<<<<
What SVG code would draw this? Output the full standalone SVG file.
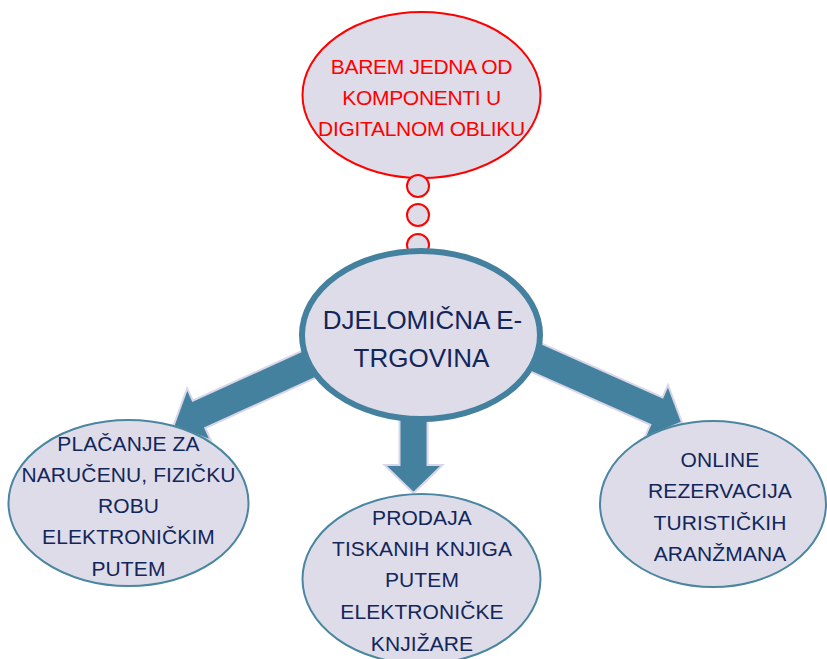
<svg xmlns="http://www.w3.org/2000/svg" width="827" height="659" viewBox="0 0 827 659">
<defs>
<style>
.bub{fill:#DEDCE9;stroke:#4A86A0;stroke-width:2}
.main{fill:#DEDCE9;stroke:#44819E;stroke-width:6}
.red{fill:#DEDCE9;stroke:#FF0000;stroke-width:2}
.arr{fill:#44819E;stroke:#D8D6E8;stroke-width:2;stroke-linejoin:miter}
text{font-family:"Liberation Sans",Arial,sans-serif;text-anchor:middle}
.t{font-size:21px;fill:#13265A;letter-spacing:0.1px}
.tr{font-size:21px;fill:#FF0000;letter-spacing:-0.3px}
.tm{font-size:26px;fill:#13265A}
</style>
</defs>
<rect width="827" height="659" fill="#FFFFFF"/>
<g id="connectors">
<polygon class="arr" transform="translate(173.5,426) rotate(155.5)" points="-170,-15 -28,-15 -28,-28.5 0,0 -28,28.5 -28,15 -170,15"/>
<polygon class="arr" transform="translate(682,422.5) rotate(24)" points="-170,-15 -28,-15 -28,-28.5 0,0 -28,28.5 -28,15 -170,15"/>
<polygon class="arr" transform="translate(413.5,493) rotate(90)" points="-100,-14 -28,-14 -28,-29 0,0 -28,29 -28,14 -100,14"/>
</g>
<g id="thought">
<ellipse class="red" cx="421.5" cy="95" rx="119" ry="83"/>
<circle class="red" cx="418" cy="186" r="11"/>
<circle class="red" cx="418" cy="215" r="11"/>
<circle class="red" cx="418" cy="245" r="11"/>
<text class="tr" x="421.5" y="74">BAREM JEDNA OD</text>
<text class="tr" x="421.5" y="105">KOMPONENTI U</text>
<text class="tr" x="421.5" y="136">DIGITALNOM OBLIKU</text>
</g>
<g id="center">
<ellipse class="main" cx="421" cy="335" rx="119" ry="84"/>
<text class="tm" x="422.5" y="329">DJELOMIČNA E-</text>
<text class="tm" x="421.5" y="367">TRGOVINA</text>
</g>
<g id="left">
<ellipse class="bub" cx="128.5" cy="503" rx="120" ry="83"/>
<text class="t" x="128.5" y="451">PLAČANJE ZA</text>
<text class="t" x="128.5" y="482">NARUČENU, FIZIČKU</text>
<text class="t" x="128.5" y="513">ROBU</text>
<text class="t" x="128.5" y="544">ELEKTRONIČKIM</text>
<text class="t" x="128.5" y="576">PUTEM</text>
</g>
<g id="middle">
<ellipse class="bub" cx="421.5" cy="579" rx="119" ry="85"/>
<text class="t" x="422" y="525">PRODAJA</text>
<text class="t" x="422" y="556">TISKANIH KNJIGA</text>
<text class="t" x="422" y="587">PUTEM</text>
<text class="t" x="422" y="619">ELEKTRONIČKE</text>
<text class="t" x="422" y="651">KNJIŽARE</text>
</g>
<g id="right">
<ellipse class="bub" cx="713" cy="504" rx="113" ry="83"/>
<text class="t" x="720" y="467">ONLINE</text>
<text class="t" x="720" y="498">REZERVACIJA</text>
<text class="t" x="720" y="530">TURISTIČKIH</text>
<text class="t" x="720" y="561">ARANŽMANA</text>
</g>
</svg>
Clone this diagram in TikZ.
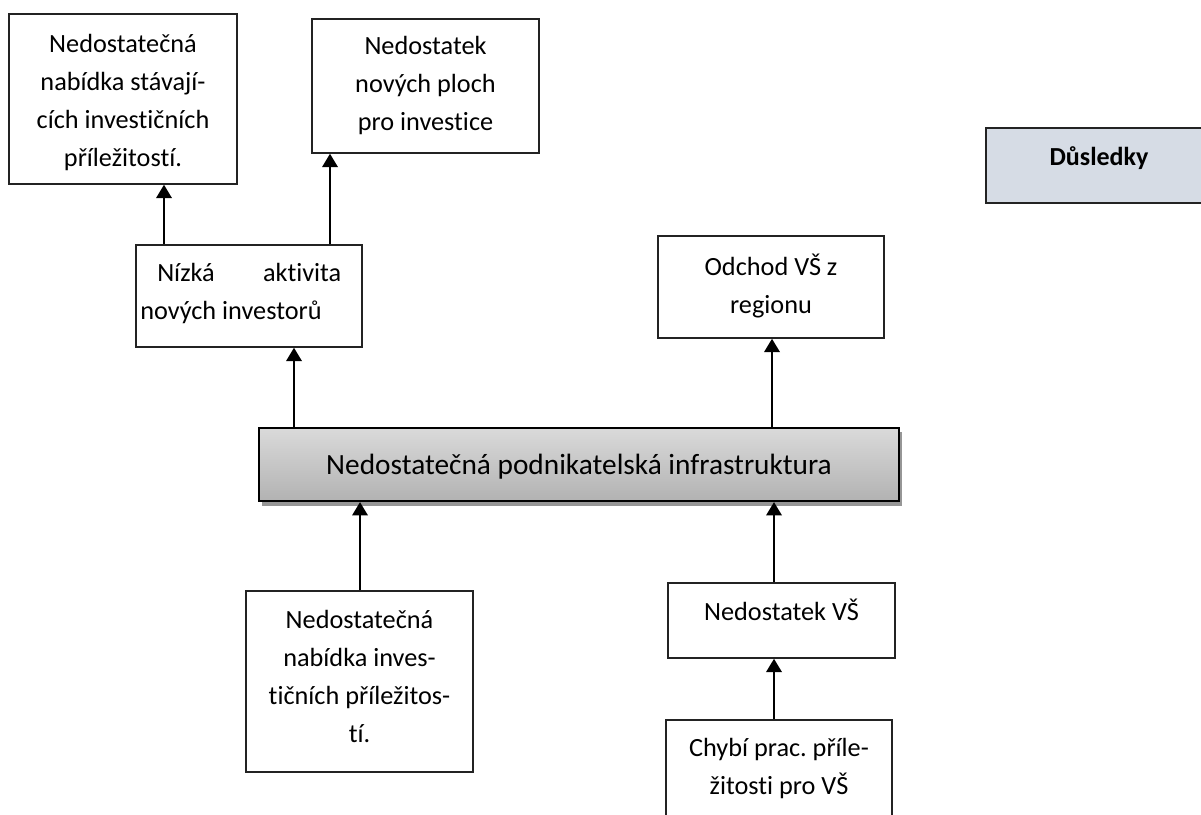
\documentclass[tikz,border=0pt]{standalone}
\usepackage{fontspec}
\setmainfont{Carlito}[Ligatures=NoCommon]
\usetikzlibrary{arrows.meta,fit,calc}
\definecolor{edge}{RGB}{35,35,35}
\definecolor{dusl}{RGB}{214,220,229}
\definecolor{shadowgray}{RGB}{150,150,150}
\definecolor{maintop}{RGB}{218,218,218}
\definecolor{mainbot}{RGB}{178,178,178}
\newcommand\topst{\rule{0pt}{18pt}}
\frenchspacing
\begin{document}
\begin{tikzpicture}[x=0.75pt,y=-0.75pt,
  box/.style={draw=edge, line width=1.1pt, inner sep=0pt},
  txt/.style={font=\fontsize{19.7}{28.5}\selectfont, align=center, inner sep=0pt, anchor=north, text=black},
  arr/.style={line width=1.8pt, draw=black, -{Triangle[length=10pt,width=11.5pt]}},
]
\useasboundingbox (0,0) rectangle (1201,814);
\clip (0,0) rectangle (1201,814);

% boxes
\node[box, fit={(9,14) (237,184)}] (A) {};
\node[box, fit={(312,19) (539,153)}] (B) {};
\node[box, fit={(136,245) (362,347)}] (niz) {};
\node[box, fit={(658,236) (884,338)}] (odch) {};
\node[box, fill=dusl, fit={(986,128) (1213,203)}] (dus) {};
\node[fill=shadowgray, inner sep=0pt, fit={(262,432) (902,506)}] (mainsh) {};
\node[draw=black, line width=1.6pt, top color=maintop, bottom color=mainbot, inner sep=0pt, fit={(259,428) (899,501)}] (main) {};
\node[box, fit={(246,591) (473,772)}] (C) {};
\node[box, fit={(668,583) (895,658)}] (vs) {};
\node[box, fit={(666,720) (892,840)}] (chyb) {};

% texts
\node[txt] (tA) at (123,28) {\topst Nedostatečná\\nabídka stávají-\\cích investičních\\příležitostí.};
\node[txt] (tB) at (425.5,30) {\topst Nedostatek\\nových ploch\\pro investice};
\node[txt, align=left, anchor=north west] (tniz) at (140,257) {\topst\hspace*{12.75pt}\makebox[138pt]{Nízká\hfill aktivita}\\nových investorů};
\node[txt] (todch) at (771,251) {\topst Odchod VŠ z\\regionu};
\node[font=\fontsize{22}{26}\selectfont, anchor=base, inner sep=0pt] (tmain) at (579,474) {Nedostatečná podnikatelská infrastruktura};
\node[font=\fontsize{19.5}{24}\selectfont\bfseries, anchor=base, inner sep=0pt] (tdus) at (1099,165) {Důsledky};
\node[txt] (tC) at (359.5,604) {\topst Nedostatečná\\nabídka inves-\\tičních příležitos-\\tí.};
\node[txt] (tvs) at (781.5,596) {\topst Nedostatek VŠ};
\node[txt] (tchyb) at (779,732) {\topst Chybí prac. příle-\\žitosti pro VŠ};

% arrow x positions
\coordinate (xa) at (164,0);
\coordinate (xb) at (330,0);
\coordinate (xn) at (294,0);
\coordinate (xo) at (772,0);
\coordinate (xc) at (360,0);
\coordinate (xv) at (774,0);

% connectors
\draw[arr] (niz.north -| xa) -- (A.south -| xa);
\draw[arr] (niz.north -| xb) -- (B.south -| xb);
\draw[arr] (main.north -| xn) -- (niz.south -| xn);
\draw[arr] (main.north -| xo) -- (odch.south -| xo);
\draw[arr] (C.north -| xc) -- (main.south -| xc);
\draw[arr] (vs.north -| xv) -- (main.south -| xv);
\draw[arr] (chyb.north -| xv) -- (vs.south -| xv);
\end{tikzpicture}
\end{document}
>>>>
## [Task description]
Copy the records exactly. Skip the pictures.

## [Exercise solution]
What SVG code would draw this? Output the full standalone SVG file.
<svg xmlns="http://www.w3.org/2000/svg" width="827" height="659" viewBox="0 0 827 659">
<defs>
<style>
.bub{fill:#DEDCE9;stroke:#4A86A0;stroke-width:2}
.main{fill:#DEDCE9;stroke:#44819E;stroke-width:6}
.red{fill:#DEDCE9;stroke:#FF0000;stroke-width:2}
.arr{fill:#44819E;stroke:#D8D6E8;stroke-width:2;stroke-linejoin:miter}
text{font-family:"Liberation Sans",Arial,sans-serif;text-anchor:middle}
.t{font-size:21px;fill:#13265A;letter-spacing:0.1px}
.tr{font-size:21px;fill:#FF0000;letter-spacing:-0.3px}
.tm{font-size:26px;fill:#13265A}
</style>
</defs>
<rect width="827" height="659" fill="#FFFFFF"/>
<g id="connectors">
<polygon class="arr" transform="translate(173.5,426) rotate(155.5)" points="-170,-15 -28,-15 -28,-28.5 0,0 -28,28.5 -28,15 -170,15"/>
<polygon class="arr" transform="translate(682,422.5) rotate(24)" points="-170,-15 -28,-15 -28,-28.5 0,0 -28,28.5 -28,15 -170,15"/>
<polygon class="arr" transform="translate(413.5,493) rotate(90)" points="-100,-14 -28,-14 -28,-29 0,0 -28,29 -28,14 -100,14"/>
</g>
<g id="thought">
<ellipse class="red" cx="421.5" cy="95" rx="119" ry="83"/>
<circle class="red" cx="418" cy="186" r="11"/>
<circle class="red" cx="418" cy="215" r="11"/>
<circle class="red" cx="418" cy="245" r="11"/>
<text class="tr" x="421.5" y="74">BAREM JEDNA OD</text>
<text class="tr" x="421.5" y="105">KOMPONENTI U</text>
<text class="tr" x="421.5" y="136">DIGITALNOM OBLIKU</text>
</g>
<g id="center">
<ellipse class="main" cx="421" cy="335" rx="119" ry="84"/>
<text class="tm" x="422.5" y="329">DJELOMIČNA E-</text>
<text class="tm" x="421.5" y="367">TRGOVINA</text>
</g>
<g id="left">
<ellipse class="bub" cx="128.5" cy="503" rx="120" ry="83"/>
<text class="t" x="128.5" y="451">PLAČANJE ZA</text>
<text class="t" x="128.5" y="482">NARUČENU, FIZIČKU</text>
<text class="t" x="128.5" y="513">ROBU</text>
<text class="t" x="128.5" y="544">ELEKTRONIČKIM</text>
<text class="t" x="128.5" y="576">PUTEM</text>
</g>
<g id="middle">
<ellipse class="bub" cx="421.5" cy="579" rx="119" ry="85"/>
<text class="t" x="422" y="525">PRODAJA</text>
<text class="t" x="422" y="556">TISKANIH KNJIGA</text>
<text class="t" x="422" y="587">PUTEM</text>
<text class="t" x="422" y="619">ELEKTRONIČKE</text>
<text class="t" x="422" y="651">KNJIŽARE</text>
</g>
<g id="right">
<ellipse class="bub" cx="713" cy="504" rx="113" ry="83"/>
<text class="t" x="720" y="467">ONLINE</text>
<text class="t" x="720" y="498">REZERVACIJA</text>
<text class="t" x="720" y="530">TURISTIČKIH</text>
<text class="t" x="720" y="561">ARANŽMANA</text>
</g>
</svg>
Clone this diagram in TikZ.
\documentclass[tikz,border=0pt]{standalone}
\usepackage{fontspec}
\setmainfont{Carlito}[Ligatures=NoCommon]
\usetikzlibrary{arrows.meta,fit,calc}
\definecolor{edge}{RGB}{35,35,35}
\definecolor{dusl}{RGB}{214,220,229}
\definecolor{shadowgray}{RGB}{150,150,150}
\definecolor{maintop}{RGB}{218,218,218}
\definecolor{mainbot}{RGB}{178,178,178}
\newcommand\topst{\rule{0pt}{18pt}}
\frenchspacing
\begin{document}
\begin{tikzpicture}[x=0.75pt,y=-0.75pt,
  box/.style={draw=edge, line width=1.1pt, inner sep=0pt},
  txt/.style={font=\fontsize{19.7}{28.5}\selectfont, align=center, inner sep=0pt, anchor=north, text=black},
  arr/.style={line width=1.8pt, draw=black, -{Triangle[length=10pt,width=11.5pt]}},
]
\useasboundingbox (0,0) rectangle (1201,814);
\clip (0,0) rectangle (1201,814);

% boxes
\node[box, fit={(9,14) (237,184)}] (A) {};
\node[box, fit={(312,19) (539,153)}] (B) {};
\node[box, fit={(136,245) (362,347)}] (niz) {};
\node[box, fit={(658,236) (884,338)}] (odch) {};
\node[box, fill=dusl, fit={(986,128) (1213,203)}] (dus) {};
\node[fill=shadowgray, inner sep=0pt, fit={(262,432) (902,506)}] (mainsh) {};
\node[draw=black, line width=1.6pt, top color=maintop, bottom color=mainbot, inner sep=0pt, fit={(259,428) (899,501)}] (main) {};
\node[box, fit={(246,591) (473,772)}] (C) {};
\node[box, fit={(668,583) (895,658)}] (vs) {};
\node[box, fit={(666,720) (892,840)}] (chyb) {};

% texts
\node[txt] (tA) at (123,28) {\topst Nedostatečná\\nabídka stávají-\\cích investičních\\příležitostí.};
\node[txt] (tB) at (425.5,30) {\topst Nedostatek\\nových ploch\\pro investice};
\node[txt, align=left, anchor=north west] (tniz) at (140,257) {\topst\hspace*{12.75pt}\makebox[138pt]{Nízká\hfill aktivita}\\nových investorů};
\node[txt] (todch) at (771,251) {\topst Odchod VŠ z\\regionu};
\node[font=\fontsize{22}{26}\selectfont, anchor=base, inner sep=0pt] (tmain) at (579,474) {Nedostatečná podnikatelská infrastruktura};
\node[font=\fontsize{19.5}{24}\selectfont\bfseries, anchor=base, inner sep=0pt] (tdus) at (1099,165) {Důsledky};
\node[txt] (tC) at (359.5,604) {\topst Nedostatečná\\nabídka inves-\\tičních příležitos-\\tí.};
\node[txt] (tvs) at (781.5,596) {\topst Nedostatek VŠ};
\node[txt] (tchyb) at (779,732) {\topst Chybí prac. příle-\\žitosti pro VŠ};

% arrow x positions
\coordinate (xa) at (164,0);
\coordinate (xb) at (330,0);
\coordinate (xn) at (294,0);
\coordinate (xo) at (772,0);
\coordinate (xc) at (360,0);
\coordinate (xv) at (774,0);

% connectors
\draw[arr] (niz.north -| xa) -- (A.south -| xa);
\draw[arr] (niz.north -| xb) -- (B.south -| xb);
\draw[arr] (main.north -| xn) -- (niz.south -| xn);
\draw[arr] (main.north -| xo) -- (odch.south -| xo);
\draw[arr] (C.north -| xc) -- (main.south -| xc);
\draw[arr] (vs.north -| xv) -- (main.south -| xv);
\draw[arr] (chyb.north -| xv) -- (vs.south -| xv);
\end{tikzpicture}
\end{document}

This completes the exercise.